Nice Above Fold - Page 953

  • A Maryland state representative says he’ll ask the FCC for a hearing on the pending sale of a Christian station to WYPR-FM in Baltimore, reports AP. Opponents of the transfer say it will leave Frederick, Md., without a locally based Christian station.
  • The LA Times (subscription required) reports that religious broadcaster Daystar Television Network is has threated to sue over its lost bid for KOCE in Orange County, Calif. “If this were a publicly held corporation, it would be ripe for a lawsuit in which those who control the company are playing favorites with bidders,” comments one legal expert. [Current‘s earlier coverage of the sale.] Dallas pubcaster KERA sold its second TV channel to Daystar, which took control of KDTN last month.
  • KPBS in San Diego is producing a radio version of California Connected, reports the San Diego Union-Tribune. KPBS and three other California stations already co-produce a TV version of the show.
  • Iowa State University is planning to acquire a bankrupt FM station that could bring public radio to 44,000 unserved people, reports the Ames Tribune. Iowa regents will consider the purchase Thursday. (More coverage in the Iowa State Daily.)
  • NPR’s Anne Garrels and a Frontline co-production were among the George Polk award-winners announced yesterday, reports the New York Times (registration required). (Via Romenesko.)
  • Technology vendors chosen by PBS for its new package of station automation hardware and software were announced today. The optional ACE package for stations includes servers from Omneon Video Networks, scheduling software from BroadView Technologies and other systems from Miranda Technologies. Current described the offer in December.
  • NPR has closed its Tokyo news bureau and opened another in Hanoi, Vietnam, staffed by reporter Michael Sullivan.
  • The Stanley Foundation will cease producing its public radio show, Common Ground, April 30.
  • The freedom granted by online media is “something that newspapers can only dream about,” says Christopher Lydon in the Guardian.
  • Minnesota Public Radio announced yesterday that it will begin distributing almost all of its own programs, taking that business from longtime rep Public Radio International. The Minneapolis-St. Paul Business Journal reports. In 2000, PRI filed a lawsuit, later settled, in an effort to prevent similar competition from MPR.
  • A v.p. at WFPK-FM in Louisville, Ky., was suspended for three days after mouthing off to a journalist who had criticized program changes at the station, reports the Louisville Courier-Journal.

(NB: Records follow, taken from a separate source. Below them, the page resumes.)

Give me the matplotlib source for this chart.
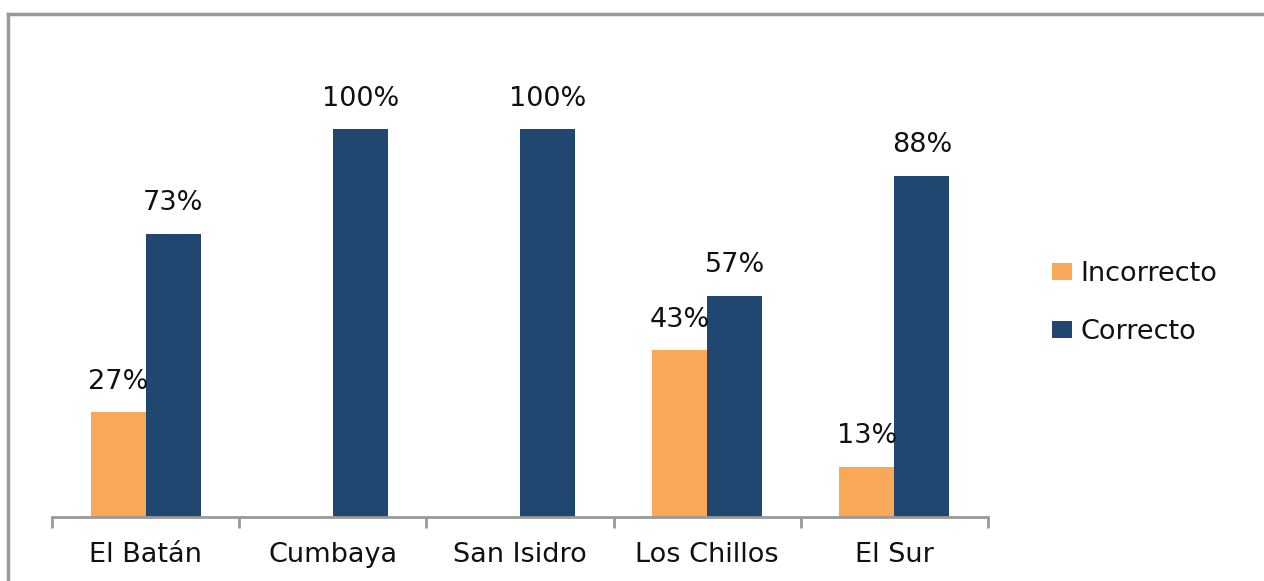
import numpy as np
import matplotlib
matplotlib.use('Agg')
import matplotlib.pyplot as plt
from matplotlib.patches import Patch
from matplotlib.lines import Line2D

# data
zonas = ['El Batán', 'Cumbaya', 'San Isidro', 'Los Chillos', 'El Sur']
incorrecto = [27, 0, 0, 43, 13]
correcto = [73, 100, 100, 57, 88]
series = ['Incorrecto', 'Correcto']
colores = ['#F9A857', '#1F4770']

plt.rcParams['font.family'] = ['DejaVu Sans']
FS = 19.5

fig = plt.figure(figsize=(12.64, 5.81), dpi=100)
ax = fig.add_axes([52 / 1264, 1 - 517 / 581, (988 - 52) / 1264, 0.80])

x = np.arange(len(zonas))
w = 0.294
for vals, off, col in [(incorrecto, -w / 2, colores[0]), (correcto, w / 2, colores[1])]:
    for xi, v in zip(x, vals):
        if v == 0:
            continue
        ax.bar(xi + off, v / 100, w, color=col, zorder=2)
        ax.text(xi + off, v / 100 + 0.045, str(v) + '%', ha='center', va='bottom',
                fontsize=FS, color='#111111')

ax.set_xlim(-0.5, len(zonas) - 0.5)
ax.set_ylim(0, 1.0 / (388 / (0.80 * 581)))
for s in ['top', 'right', 'left']:
    ax.spines[s].set_visible(False)
ax.spines['bottom'].set_color('#999999')
ax.spines['bottom'].set_linewidth(2)
ax.set_yticks([])
ax.set_xticks(x)
ax.set_xticklabels(zonas, fontsize=FS, color='#111111')
ax.tick_params(axis='x', which='major', length=0, pad=18)
ax.set_xticks(np.arange(-0.5, len(zonas), 1.0), minor=True)
ax.tick_params(axis='x', which='minor', length=8, width=2, color='#999999')

handles = [Patch(facecolor=c, edgecolor='none') for c in colores]
fig.legend(handles, series, loc='center left', bbox_to_anchor=(1052 / 1264, 1 - 303 / 581),
           frameon=False, fontsize=FS, handlelength=0.75, handleheight=0.6,
           handletextpad=0.3, labelspacing=1.19, borderpad=0, borderaxespad=0,
           labelcolor='#111111')

# outer frame (top and left only)
fig.add_artist(Line2D([8 / 1264, 8 / 1264], [0, 1 - 14 / 581], transform=fig.transFigure,
                      color='#999999', lw=2.5))
fig.add_artist(Line2D([8 / 1264, 1], [1 - 14 / 581, 1 - 14 / 581], transform=fig.transFigure,
                      color='#999999', lw=2.5))

fig.savefig('out.png', dpi=100)
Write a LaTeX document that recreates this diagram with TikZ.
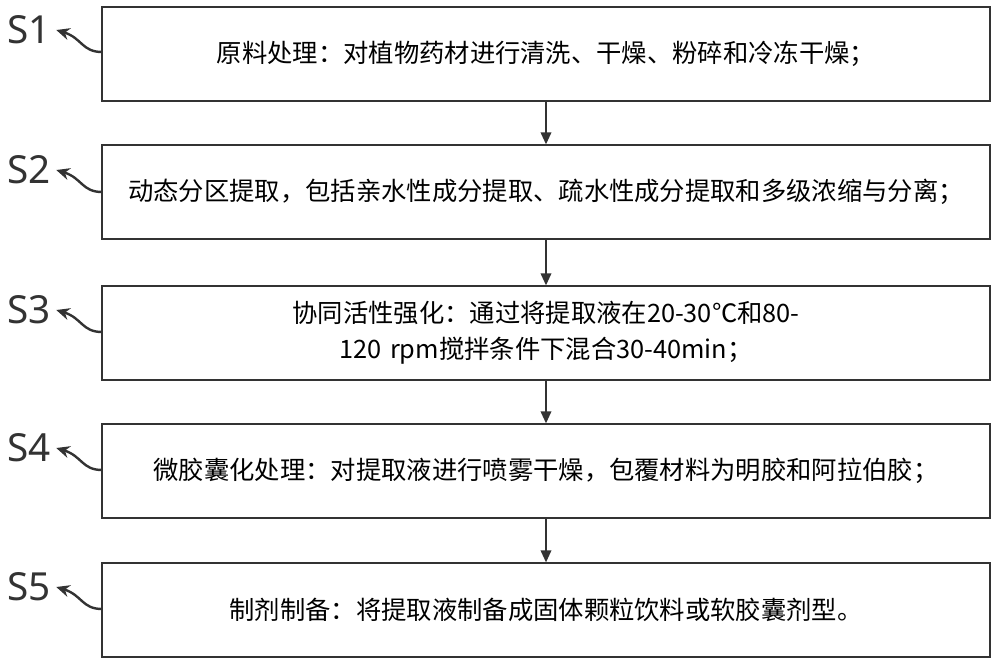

  • On the Media co-host Bob Garfield critiques our image-obsessed media in The Washington Post: “On the altar of all-news-all-the-time has been sacrificed the permanence of history.”
  • “Kids can have a very wonderful relationship with ‘Arthur,’ but let’s face it: He’s an aardvark.” The Detroit Free Press ponders the absence of live humans on children’s television.
  • Did CPB reallocate money illegally to create the Future Funds?

    Under the spending formula imposed on CPB by Congress in 1981, does the corporation have the authority to spend some of the portion reserved for stations by selectively giving out Future Fund R&D grants? When CPB created the TV Future Fund in 1995, it took half of the money from the 6 percent of its appropriation that the formula allocates to “system support” (see yellow portion of graphic at right). There is no dispute about that. The dispute is about the half that CPB spent from the 73 percent of 75 percent of 89 percent (no kidding!) that is allocated to grants for stations (the pale blue portion at right).
  • In a Miami Herald editorial, J-school ethicist Edward Wasserman writes that the BBC’s report on weapons of mass destruction may have been more accurate than the “sexed up” intelligence dossier that it discredited, but the Beeb’s handling of the controversial report was “just as heedless and arrogant as the politicos who were the targets of the broadcast.” [Via Media Bistro.]